99% of the time... or maybe 80%... ok, I'm not 100% sure of the percentages, but lets just say MOST of the time I am totally at peace with Esme's autism. I am totally at peace with who she is and what she can do.
I don't define Esme by her autism, because anyone who knows her can see that she is so much more than that. I love her feisty spirit. I love the way she yells "Mama, Mama, Mama!" whenever she is upset, even though she calls me "Mommy". I love the way that she takes her clothes off as soon as we walk in the door and puts on her princess dress up clothes - every time. I love the way she always matches her dress up shoes to her dress up dress. I love the way she is becoming her own person - hating all the clothes I like her to wear and pitching a fit when I try to put something brown or green or blue (read: not pink or purple) on her. I love the way she has become so far removed from who I am and who Cameron is and has totally and completely become who SHE is.
But I would be lying if I said I didn't want more for her.

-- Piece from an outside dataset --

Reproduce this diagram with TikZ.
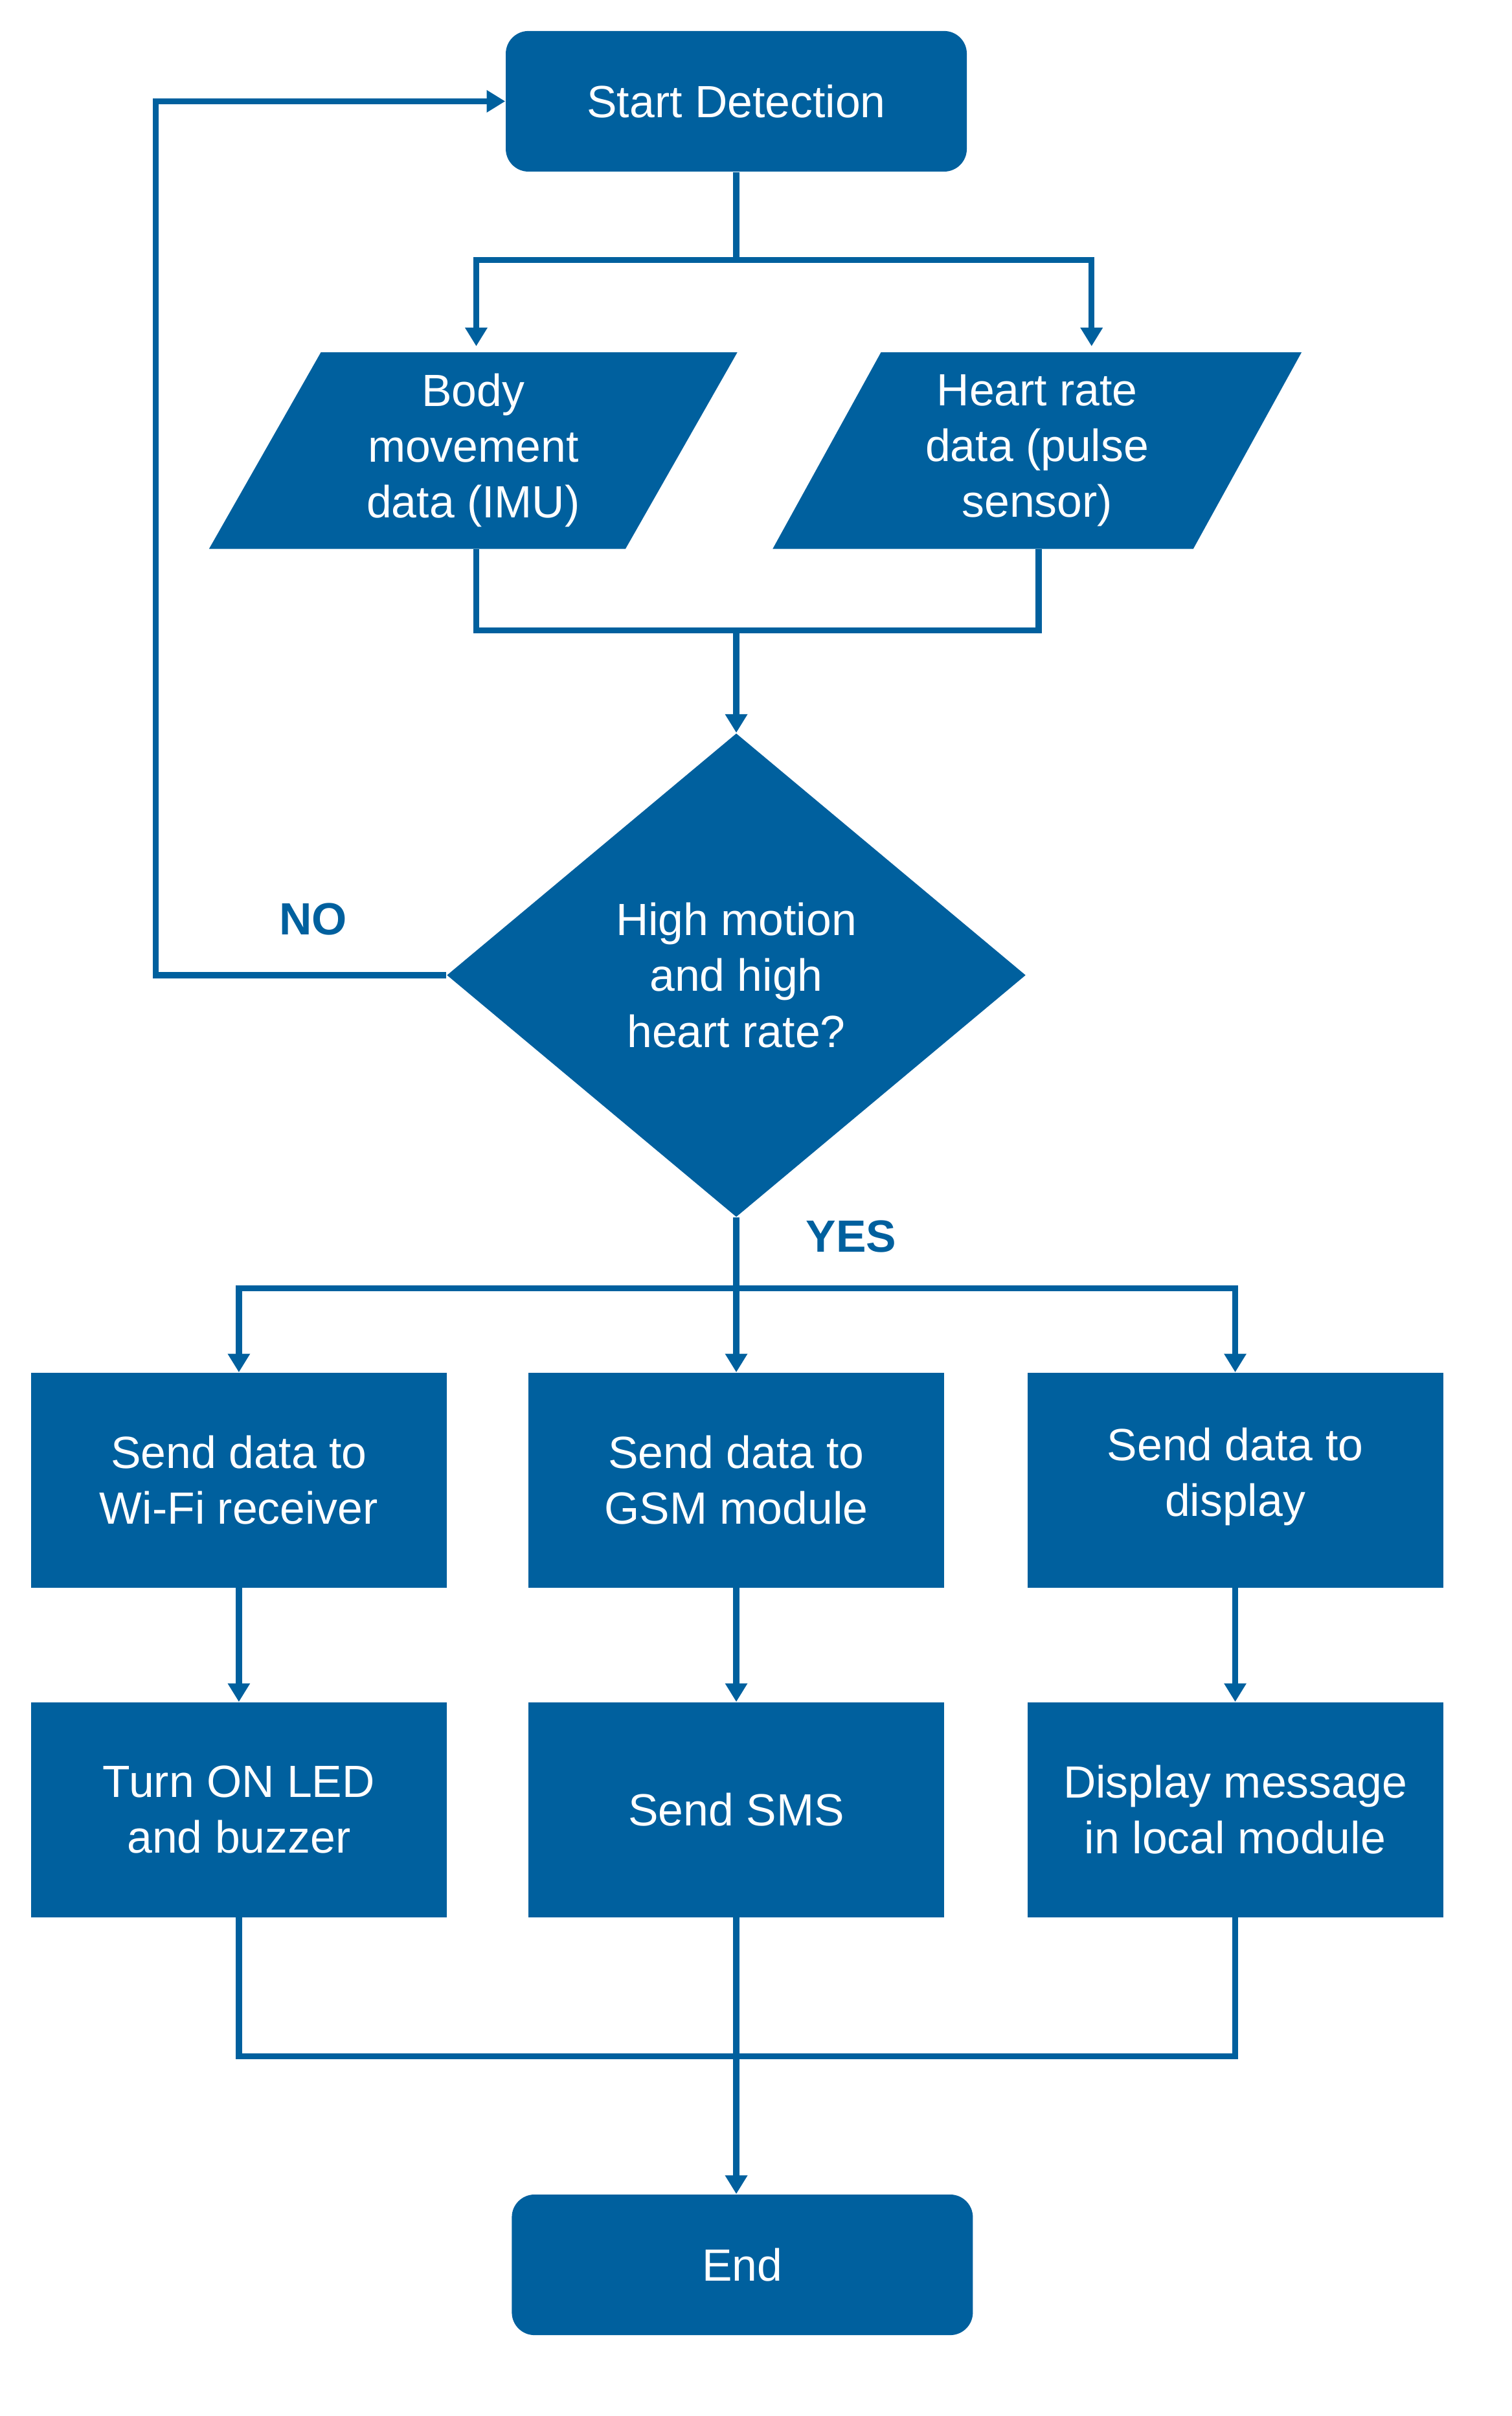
\documentclass[tikz,border=0pt]{standalone}
\usepackage{fontspec}
\setmainfont{Liberation Sans}
\usetikzlibrary{shapes.geometric,arrows.meta}
\definecolor{fb}{RGB}{0,96,158}
\begin{document}
\begin{tikzpicture}[x=0.02cm,y=-0.02cm,
  base/.style={fill=fb,text=white,font=\fontsize{17}{21}\selectfont,align=center,inner sep=0pt},
  term/.style={base,rounded corners=0.3cm,minimum width=6.1cm,minimum height=1.86cm},
  box/.style={base,minimum width=5.5cm,minimum height=2.84cm},
  para/.style={base,trapezium,trapezium left angle=63,trapezium right angle=117,trapezium stretches=true,minimum width=7cm,minimum height=2.6cm},
  dec/.style={base,diamond,minimum width=7.66cm,minimum height=6.4cm,aspect=1.2},
  ln/.style={draw=fb,line width=2.3pt},
  ar/.style={ln,-{Triangle[length=7pt,width=8pt]}},
  lab/.style={text=fb,font=\bfseries\fontsize{17}{21}\selectfont}]
\useasboundingbox (0,0) rectangle (1000,1598);
\node[term] (start) at (487,67) {Start Detection};
\node[para] (body) at (313,298) {Body\\movement\\data (IMU)};
\node[para] (heart) at (686,298) {Heart rate\\data (pulse\\sensor)};
\node[dec] (dec) at (487,645) {High motion\\and high\\heart rate?};
\node[box] (b1) at (158,979) {Send data to\\Wi-Fi receiver};
\node[box] (b2) at (487,979) {Send data to\\GSM module};
\node[box] (b3) at (817,979) {Send data to\\display\strut};
\node[box] (c1) at (158,1197) {Turn ON LED\\and buzzer};
\node[box] (c2) at (487,1197) {Send SMS};
\node[box] (c3) at (817,1197) {Display message\\in local module};
\node[term] (end) at (491,1498) {End};
\coordinate (s1) at (487,172);
\coordinate (m1) at (487,417);
\coordinate (y1) at (487,852);
\coordinate (e1) at (487,1360);
\coordinate (n1) at (103,645);
\node[lab] (no) at (207,608) {NO};
\node[lab] (yes) at (563,818) {YES};
\draw[ln] (start.south) -- (s1);
\draw[ar] (s1) -| (315,229);
\draw[ar] (s1) -| (722,229);
\draw[ln] (315,363) |- (m1);
\draw[ln] (687,363) |- (m1);
\draw[ar] (m1) -- (dec.north);
\draw[ar] (dec.west) -- (n1) |- (start.west);
\draw[ln] (dec.south) -- (y1);
\draw[ar] (y1) -- (b2.north);
\draw[ar] (y1) -| (b1.north);
\draw[ar] (y1) -| (b3.north);
\draw[ar] (b1.south) -- (c1.north);
\draw[ar] (b2.south) -- (c2.north);
\draw[ar] (b3.south) -- (c3.north);
\draw[ln] (c1.south) |- (e1);
\draw[ln] (c3.south) |- (e1);
\draw[ar] (c2.south) -- (end.north -| c2.south);
\end{tikzpicture}
\end{document}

I want her to be able to do anything she wants in life. I want her to make and keep friends as they get older and more sophisticated in their social skills. I want her to be able to tell me what she is thinking and what she is planning. I want her to feel comfortable in her own skin. I want to be able to assume that she will be able to live an independent life. I want to be able to assume that she will have the opportunity to become whoever she wants to become.
Its that part of autism that drives me crazy. I feel like I can't prepare myself for caring for Esme when she is an adult because I don't know how far she will progress. I can't totally enjoy her as-is when everyone is telling you that more intervention means a 'better' adult outcome. I don't want her childhood to be seen only as a precursor to adulthood - a time of therapy and work to get to the part of life that 'really matters'. I want her childhood to matter, and to be whatever she wants it to be. But on the other hand. I don't want to short-change her and not give her every opportunity to succeed.
Sometimes I do wish I had a crystal ball so I could look into the future and see what it holds for Esme. Because if she is living in a group home and volunteering at the Humane Society, if she is living with a roommate and working a simple job, if she is in university getting her PhD, I would be ok with all of that. It's the not knowing that makes me crazy. Maybe not so much not knowing as not-being-able-to-assume. Or dream.
But Esme keeps us living in the present. To Esme, there is only the present. And so we spend our presents dancing to "Tale as old as Time" (or "tins-ol-time"), playing with 'prin-tense' dolls, watching 'Beauty Beast', and matching our purple shoes to our purple dresses.
One thing I am sure of is that this is not what I was expecting when I was expecting Esme. This is not the life I planned. This is not the child I imagined.
She is 100% more wonderful than I ever thought she would be. And that is one percentage I am sure on.